*TO DO*
Output the data word for word, dropping every image.
☆ ☆ ☆ ☆
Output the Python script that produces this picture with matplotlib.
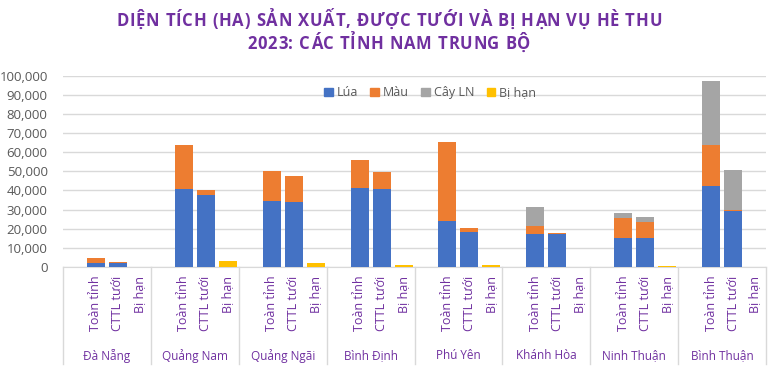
import matplotlib
matplotlib.use("Agg")
import matplotlib.pyplot as plt
import matplotlib.transforms as mtrans
from matplotlib.ticker import FuncFormatter
from matplotlib.patches import Patch

plt.rcParams['font.family'] = ['Open Sans', 'DejaVu Sans']

# số liệu diện tích (ha)
tinh = ['Đà Nẵng', 'Quảng Nam', 'Quảng Ngãi', 'Bình Định',
        'Phú Yên', 'Khánh Hòa', 'Ninh Thuận', 'Bình Thuận']
nhom = ['Toàn tỉnh', 'CTTL tưới', 'Bị hạn']
lua_toan = [2100, 40900, 34600, 41400, 24000, 17200, 15200, 42300]
mau_toan = [2600, 23100, 15800, 14700, 41600, 4200, 10400, 21300]
cln_toan = [0, 0, 0, 0, 0, 10000, 2600, 33600]
lua_cttl = [2100, 37400, 34000, 40900, 18300, 17200, 15200, 29300]
mau_cttl = [400, 3000, 13700, 8900, 2100, 500, 8300, 700]
cln_cttl = [0, 0, 0, 0, 0, 0, 2600, 20700]
bi_han = [0, 3000, 1900, 900, 900, 0, 500, 0]

mau_sac = {'Lúa': '#4472C4', 'Màu': '#ED7D31', 'Cây LN': '#A5A5A5', 'Bị hạn': '#FFC000'}
tim = '#7030A0'
xam = '#595959'
luoi = '#D9D9D9'

W, H = 778, 372


def tieu_de_gian_chu(fig, s, y, gian, **kw):
    # vẽ từng ký tự để giãn khoảng cách chữ như tiêu đề Excel
    r = fig.canvas.get_renderer()
    rong = []
    for ch in s:
        t = fig.text(0, 0, ch, **kw)
        rong.append(t.get_window_extent(r).width)
        t.remove()
    tong = sum(rong) + gian * (len(s) - 1)
    x = (W - tong) / 2
    for ch, w in zip(s, rong):
        fig.text(x / W, y, ch, ha='left', va='baseline', **kw)
        x += w + gian


fig = plt.figure(figsize=(W / 100, H / 100), dpi=100)
ax = fig.add_axes([63 / W, 105 / H, 703 / W, 191.3 / H])

bw = 0.82
for g in range(len(tinh)):
    x0 = 4 * g + 1
    # toàn tỉnh
    ax.bar(x0, lua_toan[g], bw, color=mau_sac['Lúa'], zorder=3)
    ax.bar(x0, mau_toan[g], bw, bottom=lua_toan[g], color=mau_sac['Màu'], zorder=3)
    ax.bar(x0, cln_toan[g], bw, bottom=lua_toan[g] + mau_toan[g], color=mau_sac['Cây LN'], zorder=3)
    # CTTL tưới
    ax.bar(x0 + 1, lua_cttl[g], bw, color=mau_sac['Lúa'], zorder=3)
    ax.bar(x0 + 1, mau_cttl[g], bw, bottom=lua_cttl[g], color=mau_sac['Màu'], zorder=3)
    ax.bar(x0 + 1, cln_cttl[g], bw, bottom=lua_cttl[g] + mau_cttl[g], color=mau_sac['Cây LN'], zorder=3)
    # bị hạn
    ax.bar(x0 + 2, bi_han[g], bw, color=mau_sac['Bị hạn'], zorder=3)

ax.set_xlim(-0.5, 4 * len(tinh) - 0.5)
ax.set_ylim(0, 100000)
ax.set_yticks(range(0, 100001, 10000))
ax.yaxis.set_major_formatter(FuncFormatter(lambda v, p: f'{int(v):,}'))
ax.tick_params(axis='y', length=0, pad=11, labelsize=9.5, labelcolor=xam)
ax.set_xticks([])
ax.grid(axis='y', color=luoi, linewidth=1, zorder=0)
for sp in ['top', 'right', 'left']:
    ax.spines[sp].set_visible(False)
ax.spines['bottom'].set_color(luoi)

# nhãn trục x hai cấp
tr = mtrans.blended_transform_factory(ax.transData, ax.transAxes)
for g in range(len(tinh)):
    for k, ten in enumerate(nhom):
        ax.text(4 * g + 1 + k, -0.045, ten, transform=tr, rotation=90,
                ha='center', va='top', fontsize=9, color=tim)
    ax.text(4 * g + 1.5, -0.465, tinh[g], transform=tr, ha='center', va='center',
            fontsize=8.5, color=tim)
for g in range(len(tinh) + 1):
    ax.plot([4 * g - 0.5, 4 * g - 0.5], [0, -0.507], transform=tr, color=luoi,
            linewidth=1, clip_on=False)

ax.legend(handles=[Patch(color=c, label=l) for l, c in mau_sac.items()],
          loc='center', bbox_to_anchor=(0.522, 0.91), ncol=4, frameon=False,
          handlelength=0.7, handleheight=0.7, handletextpad=0.3,
          columnspacing=1.0, fontsize=9, labelcolor=xam)

tieu_de_gian_chu(fig, 'DIỆN TÍCH (HA) SẢN XUẤT, ĐƯỢC TƯỚI VÀ BỊ HẠN VỤ HÈ THU',
                 1 - 26 / H, 0.8, fontsize=12, fontweight='bold', color=tim)
tieu_de_gian_chu(fig, '2023: CÁC TỈNH NAM TRUNG BỘ',
                 1 - 49 / H, 0.8, fontsize=12, fontweight='bold', color=tim)

fig.savefig('out.png', dpi=100)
☆ ☆ ☆ ☆
*FINAL ANSWER*
Output the Python script that produces this picture with matplotlib.
import matplotlib
matplotlib.use("Agg")
import matplotlib.pyplot as plt
import matplotlib.transforms as mtrans
from matplotlib.ticker import FuncFormatter
from matplotlib.patches import Patch

plt.rcParams['font.family'] = ['Open Sans', 'DejaVu Sans']

# số liệu diện tích (ha)
tinh = ['Đà Nẵng', 'Quảng Nam', 'Quảng Ngãi', 'Bình Định',
        'Phú Yên', 'Khánh Hòa', 'Ninh Thuận', 'Bình Thuận']
nhom = ['Toàn tỉnh', 'CTTL tưới', 'Bị hạn']
lua_toan = [2100, 40900, 34600, 41400, 24000, 17200, 15200, 42300]
mau_toan = [2600, 23100, 15800, 14700, 41600, 4200, 10400, 21300]
cln_toan = [0, 0, 0, 0, 0, 10000, 2600, 33600]
lua_cttl = [2100, 37400, 34000, 40900, 18300, 17200, 15200, 29300]
mau_cttl = [400, 3000, 13700, 8900, 2100, 500, 8300, 700]
cln_cttl = [0, 0, 0, 0, 0, 0, 2600, 20700]
bi_han = [0, 3000, 1900, 900, 900, 0, 500, 0]

mau_sac = {'Lúa': '#4472C4', 'Màu': '#ED7D31', 'Cây LN': '#A5A5A5', 'Bị hạn': '#FFC000'}
tim = '#7030A0'
xam = '#595959'
luoi = '#D9D9D9'

W, H = 778, 372


def tieu_de_gian_chu(fig, s, y, gian, **kw):
    # vẽ từng ký tự để giãn khoảng cách chữ như tiêu đề Excel
    r = fig.canvas.get_renderer()
    rong = []
    for ch in s:
        t = fig.text(0, 0, ch, **kw)
        rong.append(t.get_window_extent(r).width)
        t.remove()
    tong = sum(rong) + gian * (len(s) - 1)
    x = (W - tong) / 2
    for ch, w in zip(s, rong):
        fig.text(x / W, y, ch, ha='left', va='baseline', **kw)
        x += w + gian


fig = plt.figure(figsize=(W / 100, H / 100), dpi=100)
ax = fig.add_axes([63 / W, 105 / H, 703 / W, 191.3 / H])

bw = 0.82
for g in range(len(tinh)):
    x0 = 4 * g + 1
    # toàn tỉnh
    ax.bar(x0, lua_toan[g], bw, color=mau_sac['Lúa'], zorder=3)
    ax.bar(x0, mau_toan[g], bw, bottom=lua_toan[g], color=mau_sac['Màu'], zorder=3)
    ax.bar(x0, cln_toan[g], bw, bottom=lua_toan[g] + mau_toan[g], color=mau_sac['Cây LN'], zorder=3)
    # CTTL tưới
    ax.bar(x0 + 1, lua_cttl[g], bw, color=mau_sac['Lúa'], zorder=3)
    ax.bar(x0 + 1, mau_cttl[g], bw, bottom=lua_cttl[g], color=mau_sac['Màu'], zorder=3)
    ax.bar(x0 + 1, cln_cttl[g], bw, bottom=lua_cttl[g] + mau_cttl[g], color=mau_sac['Cây LN'], zorder=3)
    # bị hạn
    ax.bar(x0 + 2, bi_han[g], bw, color=mau_sac['Bị hạn'], zorder=3)

ax.set_xlim(-0.5, 4 * len(tinh) - 0.5)
ax.set_ylim(0, 100000)
ax.set_yticks(range(0, 100001, 10000))
ax.yaxis.set_major_formatter(FuncFormatter(lambda v, p: f'{int(v):,}'))
ax.tick_params(axis='y', length=0, pad=11, labelsize=9.5, labelcolor=xam)
ax.set_xticks([])
ax.grid(axis='y', color=luoi, linewidth=1, zorder=0)
for sp in ['top', 'right', 'left']:
    ax.spines[sp].set_visible(False)
ax.spines['bottom'].set_color(luoi)

# nhãn trục x hai cấp
tr = mtrans.blended_transform_factory(ax.transData, ax.transAxes)
for g in range(len(tinh)):
    for k, ten in enumerate(nhom):
        ax.text(4 * g + 1 + k, -0.045, ten, transform=tr, rotation=90,
                ha='center', va='top', fontsize=9, color=tim)
    ax.text(4 * g + 1.5, -0.465, tinh[g], transform=tr, ha='center', va='center',
            fontsize=8.5, color=tim)
for g in range(len(tinh) + 1):
    ax.plot([4 * g - 0.5, 4 * g - 0.5], [0, -0.507], transform=tr, color=luoi,
            linewidth=1, clip_on=False)

ax.legend(handles=[Patch(color=c, label=l) for l, c in mau_sac.items()],
          loc='center', bbox_to_anchor=(0.522, 0.91), ncol=4, frameon=False,
          handlelength=0.7, handleheight=0.7, handletextpad=0.3,
          columnspacing=1.0, fontsize=9, labelcolor=xam)

tieu_de_gian_chu(fig, 'DIỆN TÍCH (HA) SẢN XUẤT, ĐƯỢC TƯỚI VÀ BỊ HẠN VỤ HÈ THU',
                 1 - 26 / H, 0.8, fontsize=12, fontweight='bold', color=tim)
tieu_de_gian_chu(fig, '2023: CÁC TỈNH NAM TRUNG BỘ',
                 1 - 49 / H, 0.8, fontsize=12, fontweight='bold', color=tim)

fig.savefig('out.png', dpi=100)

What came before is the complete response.